The U.S. Air Force announced on Tuesday that Tyndall Air Force Base in Northwest Florida will host the new MQ-9 Reaper Wing as 24 drones will be based there starting in 2022 though airmen could be there as early as 2020.
The wing will also contain an operations group, including mission control, maintenance and launch and recovery efforts and will include more than 1,600 airmen. Tyndall beat out locations in California and South Carolina to host the wing.
“We selected Tyndall Air Force Base because it was the best location to meet the unique requirements of the MQ-9 Reaper,” U.S. Air Force Sec. Heather Wilson said on Tuesday.
Wilson listed out the advantages of basing the wing at Tyndall including weather and a less crowded air space.
Air Force Chief of Staff Gen. David Goldfein weighed in on the import roles drones are playing.
“Remotely Piloted Aircraft and the intelligence capabilities supporting them remain vital to our national security and the security of our allies,” Goldfein said. “Equally important is the increasing use of RPAs in defense of the homeland and response to humanitarian disaster as we have seen recently with hurricanes and wildfires. Co-locating this wing with [U.S. Northern Command’s] Air Operations Center and 1st Air Force will bring increased capability to support Gen. Lori Robinson in addition to increasing lethality and giving our other combatant commanders the best trained operators possible.”

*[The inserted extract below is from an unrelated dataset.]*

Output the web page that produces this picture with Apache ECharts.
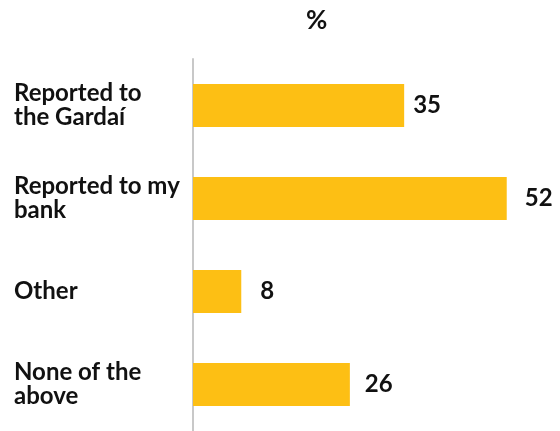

Back in January, U.S. Sen. Marco Rubio, R-Fla., urged the Air Force to base the wing in Florida and he was happy to hear it would be.
“I have long advocated for the Air Force to base the MQ-9 Reaper unmanned aircraft in Florida, so I am very pleased it decided to do so,” Rubio said. “We look forward to welcoming 24 new aircraft and the more than 1600 airmen and their families who will soon call the Florida panhandle area home. Florida’s military community plays a vital role in defending our nation, and the Reaper system is a key component of the Air Force’s global intelligence, surveillance, and reconnaissance missions.”
WEAR TV reported that Wilson called U.S. Sen. Bill Nelson, D-Fla., to give him the news on Tuesday.
“This is a big win not only for Panama City, but for the entire state of Florida,” Nelson said. “The 1,400 airmen and their families that will soon be heading to the area will provide a tremendous boost to the local economy.”
U.S. Rep. Neal Dunn, R-Fla., had also been encouraging the Air Force to base the wing at Tyndall and met with General Mike Holmes, Commander of Air Combat Command, and writing Wilson on the matter.
“The Air Force’s decision is a wise one for our national defense, and it will bring a tremendous boost to our region,” Dunn said. “Tyndall is a perfect location for this new wing, and this community will welcome the new airmen and their families who come to live and work here with open arms.”
Dunn thanked the Air Force’s leadership and local leaders for helping bring the wing to Tyndall.
“Tom Neubauer, Glen McDonald, the Bay Defense Alliance, and the entire coalition of military and civilian leaders are owed a great debt of gratitude,” Dunn said. “I thank them for their brilliant efforts on behalf of our region, which will see significant benefits from this basing decision for many years to come. I also wish to thank the Air Force for embarking on a fair, thorough review process that identified the best base to host this new wing.”
The MQ-9 has a range of 1,000 nautical miles and can be armed with various weapons including AGM-114 Hellfire missiles, GBU-12 Paveway II and GBU-38 Joint Direct Attack Munitions.